Consider an SSHCluster of 58 workers on 8 nodes, where each worker is created as an actor. At some stage, actors send portions of their data to each other (consider it state information synchronization).
I am having a problem where after some time, the program stops abruptly but I have no error logs whatsoever. I do know however that it most likely happened when actor 30 was sending its data to the other workers.
I have a “send_results” method, and a “receive_results” method;
the send_results method is called from the client “n” times, where “n” is the number of workers;
each send_results method call, calls the receive_results method “n-1” times , i.e. once for every worker apart from itself;
(this might be inefficient, in fact each worker wastes an average of 3 seconds to send the data to the other workers, but it was necessary due to the single-threaded nature of Dask actors. An actor cannot send the data and be waiting for a response i.e. completion, while at the same time be processing the data coming from another actor).

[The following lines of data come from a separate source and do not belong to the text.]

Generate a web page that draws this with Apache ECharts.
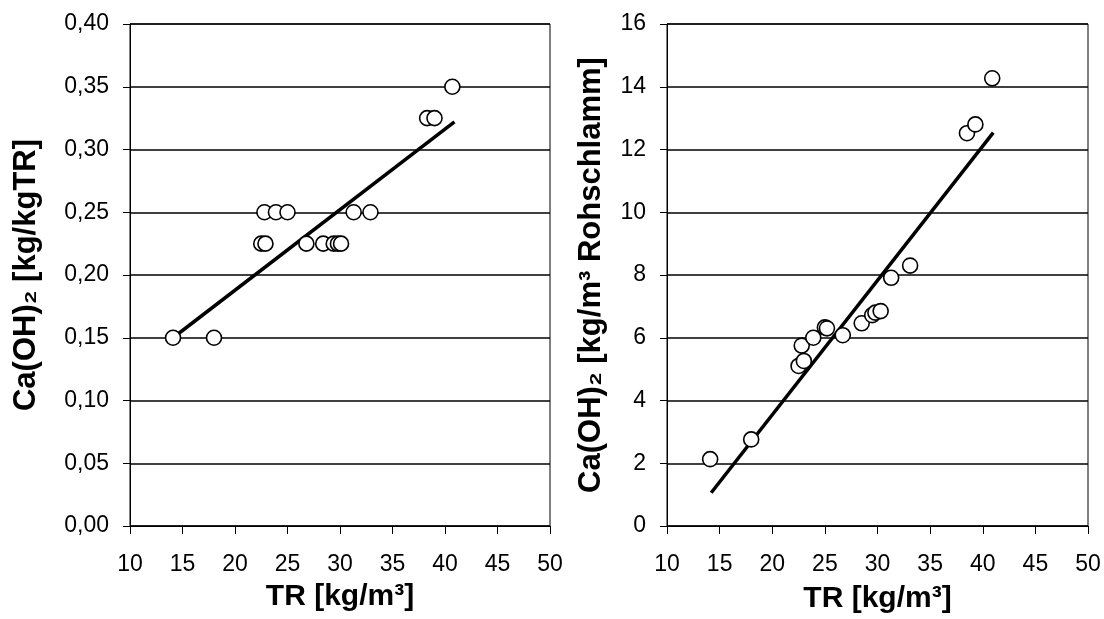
<!DOCTYPE html>
<html>
<head>
<meta charset="utf-8">
<script src="https://cdn.jsdelivr.net/npm/echarts@6/dist/echarts.min.js"></script>
<style>html,body{margin:0;padding:0;background:#fff}#c{width:1104px;height:619px}</style>
</head>
<body>
<div id="c"></div>
<script>
// Left chart: Ca(OH)2 [kg/kgTR] vs TR
var leftX = [14.1, 18.0, 22.8, 23.9, 25.0, 31.3, 32.9, 22.5, 22.9, 26.8, 28.4, 29.4, 29.8, 30.1, 38.3, 39.0, 40.7];
var leftY = [0.150, 0.150, 0.250, 0.250, 0.250, 0.250, 0.250, 0.225, 0.225, 0.225, 0.225, 0.225, 0.225, 0.225, 0.325, 0.325, 0.350];
var leftTrendX = [14.1, 40.9];
var leftTrendY = [0.150, 0.322];

// Right chart: Ca(OH)2 [kg/m³ Rohschlamm] vs TR
var rightX = [14.1, 18.0, 22.5, 23.0, 22.8, 23.9, 25.0, 25.2, 26.7, 28.5, 29.5, 29.8, 30.3, 31.3, 33.1, 38.5, 39.3, 40.9];
var rightY = [2.13, 2.76, 5.10, 5.26, 5.75, 6.00, 6.33, 6.30, 6.08, 6.46, 6.72, 6.80, 6.85, 7.91, 8.30, 12.52, 12.80, 14.27];
var rightTrendX = [14.2, 41.0];
var rightTrendY = [1.06, 12.54];

var xTicks = [10, 15, 20, 25, 30, 35, 40, 45, 50];
var leftYTicks = ['0,00', '0,05', '0,10', '0,15', '0,20', '0,25', '0,30', '0,35', '0,40'];
var rightYTicks = ['0', '2', '4', '6', '8', '10', '12', '14', '16'];

var xTitle = 'TR [kg/m³]';
var leftYTitle = 'Ca(OH)₂ [kg/kgTR]';
var rightYTitle = 'Ca(OH)₂ [kg/m³ Rohschlamm]';

function pairs(xs, ys) { return xs.map(function (x, i) { return [x, ys[i]]; }); }

var FONT = '"Liberation Sans", Arial, sans-serif';
var tickFont = { fontFamily: FONT, fontSize: 23, color: '#000' };
var xTitleFont = { fontFamily: FONT, fontSize: 30, fontWeight: 'bold', color: '#000' };
var yTitleFont = { fontFamily: FONT, fontSize: 31, fontWeight: 'bold', color: '#000' };

function xAxis(gi, gap) {
  return {
    type: 'value', gridIndex: gi, min: 10, max: 50, interval: 5,
    name: xTitle, nameLocation: 'middle', nameGap: gap, nameTextStyle: xTitleFont,
    axisLine: { show: true, onZero: false, lineStyle: { color: '#000', width: 1 } },
    axisTick: { show: true, inside: false, length: 8, lineStyle: { color: '#000', width: 1 } },
    axisLabel: Object.assign({ margin: 27, formatter: function (v) { return String(xTicks[Math.round((v - 10) / 5)]); } }, tickFont),
    splitLine: { show: false }
  };
}
function yAxis(gi, max, interval, labels, title, gap) {
  return {
    type: 'value', gridIndex: gi, min: 0, max: max, interval: interval,
    name: title, nameLocation: 'middle', nameGap: gap, nameRotate: 90, nameTextStyle: yTitleFont,
    axisLine: { show: true, lineStyle: { color: '#000', width: 1 } },
    axisTick: { show: true, inside: false, length: 7, lineStyle: { color: '#000', width: 1 } },
    axisLabel: Object.assign({ margin: 21, formatter: function (v) { return labels[Math.round(v / interval)]; } }, tickFont),
    splitLine: { show: true, lineStyle: { color: '#000', width: 1.6 } }
  };
}
var markerStyle = { color: '#fff', borderColor: '#000', borderWidth: 1.6, opacity: 1 };

var chart = echarts.init(document.getElementById('c'), null, { renderer: 'canvas' });
chart.setOption({
  animation: false,
  backgroundColor: '#fff',
  grid: [
    { left: 130, top: 24, width: 420, height: 502, show: true, borderColor: '#000', borderWidth: 1, backgroundColor: 'transparent' },
    { left: 667, top: 24, width: 421, height: 502, show: true, borderColor: '#000', borderWidth: 1, backgroundColor: 'transparent' }
  ],
  xAxis: [xAxis(0, 56), xAxis(1, 58)],
  yAxis: [
    yAxis(0, 0.4, 0.05, leftYTicks, leftYTitle, 88),
    yAxis(1, 16, 2, rightYTicks, rightYTitle, 60)
  ],
  series: [
    { type: 'line', xAxisIndex: 0, yAxisIndex: 0, data: pairs(leftTrendX, leftTrendY), showSymbol: false, symbol: 'none', lineStyle: { color: '#000', width: 3.5 }, z: 3 },
    { type: 'scatter', xAxisIndex: 0, yAxisIndex: 0, data: pairs(leftX, leftY), symbol: 'circle', symbolSize: 15, itemStyle: markerStyle, z: 4 },
    { type: 'line', xAxisIndex: 1, yAxisIndex: 1, data: pairs(rightTrendX, rightTrendY), showSymbol: false, symbol: 'none', lineStyle: { color: '#000', width: 3.5 }, z: 3 },
    { type: 'scatter', xAxisIndex: 1, yAxisIndex: 1, data: pairs(rightX, rightY), symbol: 'circle', symbolSize: 15, itemStyle: markerStyle, z: 4 }
  ]
});
</script>
</body>
</html>
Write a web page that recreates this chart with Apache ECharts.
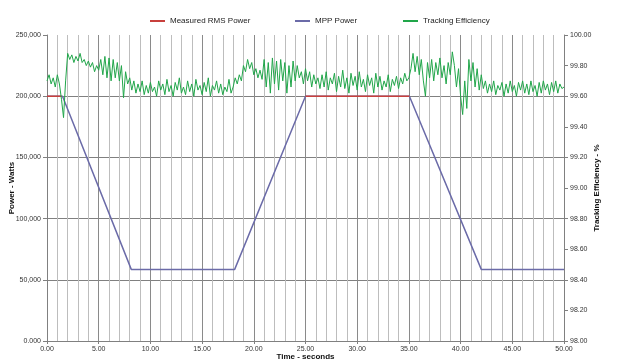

both the send and receive methods are equipped with a try except block which looks something like the below:
try:
# logic goes here
except Exception as e:
with open(stack_trace_log_file_name, "w") as fi:
traceback.print_exc(file=fi)
raise
which in my opinion should always log to file locally, as well as propagate up the calling chain:
- if receive_results fails, it would log an error on the local actor on which it crashed;
- as well as propagate to send_results, which would in turn log an error on the local actor which called that remote instance of receive_results,
- as well as propagate to the the client. the client has a similar mechanism to log any error generically. only it doesn’t raise again, it simply logs any caught error to file.
is there anything wrong with the error handling in this case? does not having any error logs in this case constitute a higher likelihood of a network overload issue? this is my only plausible explanation. also, if it wasn’t a network overload, what else could it be? Without any error logs I feel quite lost.